A Sneaky Secret for (More) Self-Control

see_no-evilHere we are, heading quickly toward the end of the year. If you’re tempted to throw in the towel on your goals — whether work, fitness, diet — and just wait to start fresh in the new year (are you forgetting how much harder it’ll be if you’ve let everything slide?), here’s a powerful tip for increasing your self-control:

Remember that no matter how strong the impulse to do (or avoid) something feels in the moment, it won’t last. It seems like it will — that instant gratification-seeking voice in your head will pull out all the stops in trying to persuade you to have another slice of pecan pie or convince you there’s no point in making any sales calls.

Here’s the trick: negotiate.

Bargain with yourself to delay gratification just a little bit: “Okay, let’s have another slice…in 10 minutes.” (Hint: it has to be a compromise that your mind will agree to. Five days, no go. “Ten minutes? Okay, sure.”)

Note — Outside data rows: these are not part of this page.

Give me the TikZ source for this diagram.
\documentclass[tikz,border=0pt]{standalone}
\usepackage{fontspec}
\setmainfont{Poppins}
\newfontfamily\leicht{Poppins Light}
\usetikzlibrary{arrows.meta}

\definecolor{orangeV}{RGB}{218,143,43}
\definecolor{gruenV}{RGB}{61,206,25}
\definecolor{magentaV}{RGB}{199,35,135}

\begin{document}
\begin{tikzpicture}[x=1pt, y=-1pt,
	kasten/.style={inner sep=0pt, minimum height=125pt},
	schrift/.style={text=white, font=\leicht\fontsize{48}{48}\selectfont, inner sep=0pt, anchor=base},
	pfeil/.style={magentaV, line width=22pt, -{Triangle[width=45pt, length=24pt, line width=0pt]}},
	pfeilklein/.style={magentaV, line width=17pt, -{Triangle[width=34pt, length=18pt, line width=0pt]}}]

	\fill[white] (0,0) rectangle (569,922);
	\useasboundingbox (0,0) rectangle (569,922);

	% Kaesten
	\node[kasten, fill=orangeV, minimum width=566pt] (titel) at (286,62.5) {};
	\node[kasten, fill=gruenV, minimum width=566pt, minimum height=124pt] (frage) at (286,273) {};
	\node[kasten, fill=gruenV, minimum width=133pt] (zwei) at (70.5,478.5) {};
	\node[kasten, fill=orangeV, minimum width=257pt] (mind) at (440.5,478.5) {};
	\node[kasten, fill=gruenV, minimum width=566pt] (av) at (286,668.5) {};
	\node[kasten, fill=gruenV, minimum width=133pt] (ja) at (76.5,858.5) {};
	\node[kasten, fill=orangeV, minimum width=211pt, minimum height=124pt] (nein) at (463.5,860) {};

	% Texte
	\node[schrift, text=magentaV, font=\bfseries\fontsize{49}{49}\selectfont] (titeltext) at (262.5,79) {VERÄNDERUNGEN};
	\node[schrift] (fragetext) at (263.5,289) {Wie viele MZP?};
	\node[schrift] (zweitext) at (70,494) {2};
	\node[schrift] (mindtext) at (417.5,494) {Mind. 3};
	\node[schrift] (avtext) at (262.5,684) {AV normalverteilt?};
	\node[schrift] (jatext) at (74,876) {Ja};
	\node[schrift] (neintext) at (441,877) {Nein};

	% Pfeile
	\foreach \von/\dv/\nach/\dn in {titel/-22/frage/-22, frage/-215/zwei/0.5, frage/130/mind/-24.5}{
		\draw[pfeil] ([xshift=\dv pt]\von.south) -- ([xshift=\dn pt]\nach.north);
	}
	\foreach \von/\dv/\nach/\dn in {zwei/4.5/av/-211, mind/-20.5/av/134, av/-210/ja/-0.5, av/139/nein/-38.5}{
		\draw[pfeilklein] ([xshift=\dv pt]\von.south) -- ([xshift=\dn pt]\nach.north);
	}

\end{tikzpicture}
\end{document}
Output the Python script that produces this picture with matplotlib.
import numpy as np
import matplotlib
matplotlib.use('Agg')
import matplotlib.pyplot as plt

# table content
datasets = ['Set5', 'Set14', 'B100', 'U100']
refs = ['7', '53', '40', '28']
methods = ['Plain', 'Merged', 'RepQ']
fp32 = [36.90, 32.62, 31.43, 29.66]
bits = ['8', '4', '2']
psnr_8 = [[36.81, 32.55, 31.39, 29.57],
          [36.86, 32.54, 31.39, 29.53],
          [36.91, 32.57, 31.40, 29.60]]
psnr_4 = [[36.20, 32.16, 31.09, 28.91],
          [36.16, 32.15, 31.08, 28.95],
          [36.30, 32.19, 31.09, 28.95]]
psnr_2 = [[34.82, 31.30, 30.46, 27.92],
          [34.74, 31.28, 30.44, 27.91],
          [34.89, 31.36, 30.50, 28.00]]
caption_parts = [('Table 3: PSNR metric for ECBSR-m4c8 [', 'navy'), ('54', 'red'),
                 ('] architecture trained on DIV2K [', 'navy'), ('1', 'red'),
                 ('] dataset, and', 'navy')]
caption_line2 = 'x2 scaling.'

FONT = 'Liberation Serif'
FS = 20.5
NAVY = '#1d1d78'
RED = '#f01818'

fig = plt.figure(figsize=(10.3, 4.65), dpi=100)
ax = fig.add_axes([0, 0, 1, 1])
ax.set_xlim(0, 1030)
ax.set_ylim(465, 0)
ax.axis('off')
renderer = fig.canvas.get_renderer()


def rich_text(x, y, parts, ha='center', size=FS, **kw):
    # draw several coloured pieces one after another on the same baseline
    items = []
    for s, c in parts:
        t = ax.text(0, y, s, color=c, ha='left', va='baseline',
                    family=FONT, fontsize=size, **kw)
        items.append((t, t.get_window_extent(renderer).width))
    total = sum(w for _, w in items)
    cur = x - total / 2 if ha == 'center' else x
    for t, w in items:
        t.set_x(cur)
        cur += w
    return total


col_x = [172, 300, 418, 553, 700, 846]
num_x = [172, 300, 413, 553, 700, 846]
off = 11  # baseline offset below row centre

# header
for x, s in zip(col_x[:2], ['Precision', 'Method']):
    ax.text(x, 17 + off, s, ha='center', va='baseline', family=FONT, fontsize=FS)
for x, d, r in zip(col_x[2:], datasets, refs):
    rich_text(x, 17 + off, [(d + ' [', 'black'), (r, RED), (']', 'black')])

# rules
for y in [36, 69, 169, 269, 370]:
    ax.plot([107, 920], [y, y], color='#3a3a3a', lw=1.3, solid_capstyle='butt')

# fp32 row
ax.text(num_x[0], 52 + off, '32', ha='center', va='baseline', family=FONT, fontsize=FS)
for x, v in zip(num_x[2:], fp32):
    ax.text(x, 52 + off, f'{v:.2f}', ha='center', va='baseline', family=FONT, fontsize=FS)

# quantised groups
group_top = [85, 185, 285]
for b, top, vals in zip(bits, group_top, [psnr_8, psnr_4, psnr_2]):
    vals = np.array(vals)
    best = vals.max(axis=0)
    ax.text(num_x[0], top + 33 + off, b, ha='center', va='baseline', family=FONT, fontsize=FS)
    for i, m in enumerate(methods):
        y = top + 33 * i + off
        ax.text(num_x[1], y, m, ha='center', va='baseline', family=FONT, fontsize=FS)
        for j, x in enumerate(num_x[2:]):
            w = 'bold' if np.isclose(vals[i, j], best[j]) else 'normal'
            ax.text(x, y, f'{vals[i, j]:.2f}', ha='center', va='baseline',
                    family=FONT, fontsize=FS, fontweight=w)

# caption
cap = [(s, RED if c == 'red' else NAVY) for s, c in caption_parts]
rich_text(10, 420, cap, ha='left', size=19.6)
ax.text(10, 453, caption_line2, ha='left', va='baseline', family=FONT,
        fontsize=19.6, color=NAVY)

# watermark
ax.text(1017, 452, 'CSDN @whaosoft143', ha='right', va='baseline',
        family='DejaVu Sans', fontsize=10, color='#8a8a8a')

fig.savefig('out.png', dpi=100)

This works when you feel like not doing something too. In his book, “The Heart and The Fist,” Eric Greitens recounts his experience in Navy SEAL BUD/S training during the rigors of Hell Week (when 75% of the class are dropping like flies) and how his teammate, Eddie Franklin, used to talk himself out of quitting: “Eddie would say, ‘I’m quitting today for sure. Right after the run. Then I’m gonna go up to Pacific Beach and surf and hang out and eat tacos.’ After the run, Eddie would say: ‘Hey anybody want to quit with me after breakfast? I gotta eat, but then I’m gonna quit.’ We’d finish breakfast and Eddie would say, ‘PT (physical training), I love PT, I’m gonna quit after PT.'”

What this does is give your mind relief from the intensity of its desire. Why? Because it’s thinking that the current discomfort — whether it’s flutter kicks in freezing water or the even more excruciating pain of not eating a whole bag of Reese’s peanut butter cups (ha) — is only going to continue and get worse. Invariably, of course, the urgency of that particular impulse will fade. So tell yourself:

  • Let’s stay at this client party for 15 more minutes and then we can leave.
  • Let’s just work on the performance review for 10 minutes.
  • Let’s just stay at this bootcamp workout for 5 more minutes.

Once your mind thinks it’s going to get its way, it relaxes its insistence (it’s gullible that way) long enough for you to regain control.